La città ideale
Avere una città che esprima un sogno, un progetto di vita, è cosa antica. Ci aveva già pensato Platone. Ma anche gli egizi e i babilonesi tendevano a fare delle loro metropoli – anche delle città dei defunti – dei luoghi dove l’utopia diventasse realtà.
Ne è rimasto affascinato pure l’imperatore Adriano se la sua Villa fuori Roma è in definitiva un bozzetto di un tessuto urbano meraviglioso, sintesi della bellezza classica. Il sogno continua certo nell’età medioevale: prima con le raffigurazioni della Gerusalemme celeste e terrestre sui mosaici delle basiliche paleocristiane e poi con le immagini di città idealizzate, come quella veduta straordinaria, attribuita a Simone Martini o ai Lorenzetti di scuola senese ai primi del Trecento.
Nel Quattrocento spicca una tavola di autore ignoto con la chiara raffigurazione della città ideale. Il progetto vagheggiato da Leon Battista Alberti, riprendendo il sogno classico, si fa realtà in quest’opera misteriosa, dove è rappresentato il mondo cittadino secondo il rinascimento. Un’idea ampia della vita, raffigurata dall’immenso spazio pavimentato su cui si affacciano palazzi in stile albertiano – come non ricordare il Tempio Malatestiano dell’Alberti a Rimini? – e al centro si impone una costruzione circolare, a imitazione del Pantheon. Una luce chiarissima, matematica, illumina di un fulgore non naturale l’ambiente, sotto un cielo cristallino come il paesaggio lontano e le architetture stesse. Chi ne è l’autore? Perugino o Piero della Francesca o un ignoto?
Certo, la tavola è un manifesto programmatico di una città che è ideale e reale assieme, ossia di quella sintesi fra eternità e presente cara all’idea rinascimentale. Una simile impaginazione la si trova anche in un’altra tavola, ora a Baltimora – la prima è a Urbino, alla Galleria Nazionale –, dove l’edificio a pianta centrale diventa ottagonale (come il Battistero fiorentino), e ha accanto il Colosseo, come si vedeva allora, cioè meno distrutto di oggi. Nello spazio amplissimo passeggiano figurine rare, microscopiche di fronte all’ampiezza e grandezza dell’insieme.
Tanto che questa tavola appare una visione, una sorta di estasi laica di fronte a un progetto lucidissimo, perfetto. Forse irrealizzabile. Ma non del tutto. Se è vero che Perugino e Raffaello riprendono l’idea del tempio centrale nelle loro composizioni: basti pensare allo Sposalizio della Vergine, di entrambi.

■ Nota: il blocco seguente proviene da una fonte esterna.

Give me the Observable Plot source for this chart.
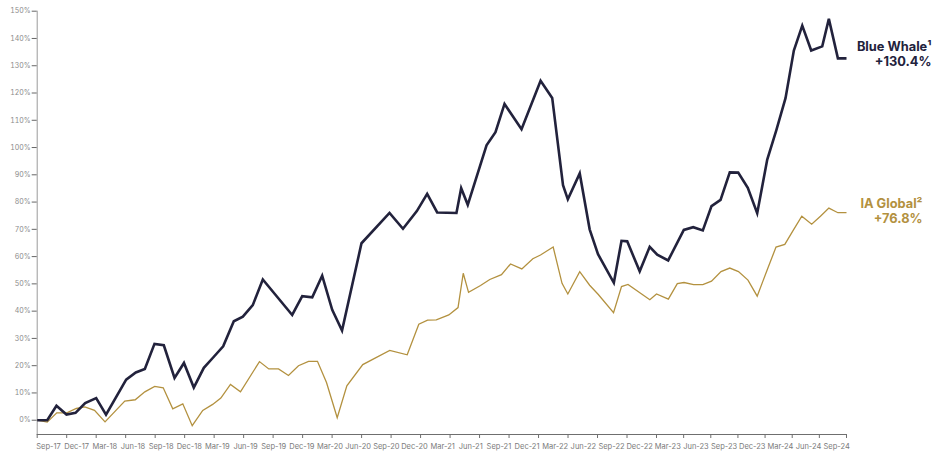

Da dove viene allora l’idea di città ideale, dove trova la sua nascita e un tentativo di realizzazione concreta? Forse a Urbino, in quel Palazzo Ducale voluto da Federico di Moltefeltro, che anche oggi, pur spogliato da tante opere d’arte, si rivela uno scrigno prezioso dell’utopia rinascimentale. Dove la raffinatezza dell’ambiente – sculture, pitture, intarsi lignei delle porte – si affacciava come presenza di vasto respiro.
La grande armonia del paesaggio collinare si è tradotta poi nell’architettura così ben compaginata di pieni e vuoti, di luci senza ombre. Il sogno che Federico ha cercato di realizzare – e che tanti pittori hanno poi espresso – non si è chiuso con lui, perché ha continuato a vivere nei disegni e nelle tavole di Francesco di Giorgio, di fra’ Carnevale, di Pintoricchio e di molti altri.

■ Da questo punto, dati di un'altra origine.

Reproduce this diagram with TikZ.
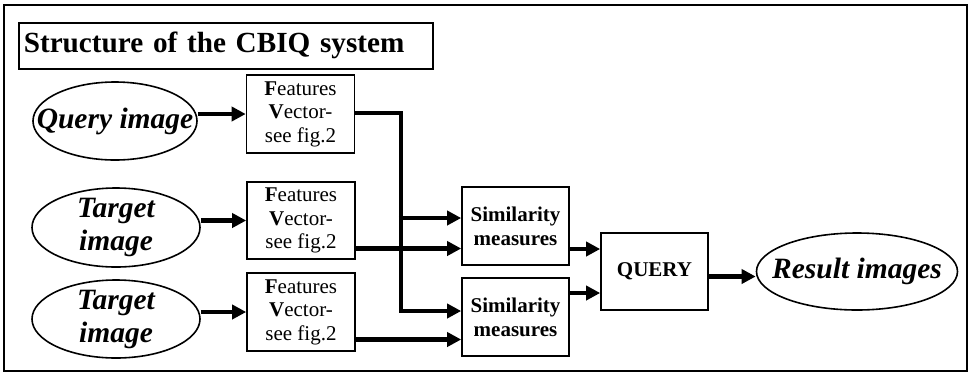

Ma la realizzazione meno utopica della città l’hanno compiuta in due: il Rossellino col fare di Corsignano, il borgo natale di Pio II, la micro città di Pienza, dove il gotico e il rinascimentale, ossia l’arte del Nord e Sud europeo si sono unificate in leggiadria; e poi Raffaello, nell’affresco vaticano della Scuola d’Atene. Quegli spazi solenni e pacifici, quella luce cristallina, quelle masse di figure come colonne colorate, non sono forse immagini di una città dove uomini e cose convivono in armonia?
Raffaello ha dato respiro visivo a un sogno. Che non è finito con lui. Le città ideali del Cinquecento, da Palmanova a Caprarola a Sabbioneta, alle piccole altre capitali della frazionata Italia, l’hanno dimostrato. Il sogno continua.
La città ideale. L’utopia del Rinascimento a Urbino da Piero della Francesca a Raffaello, Urbino, Galleria Nazionale delle Marche. Fino all’8/7 (catalogo Electa).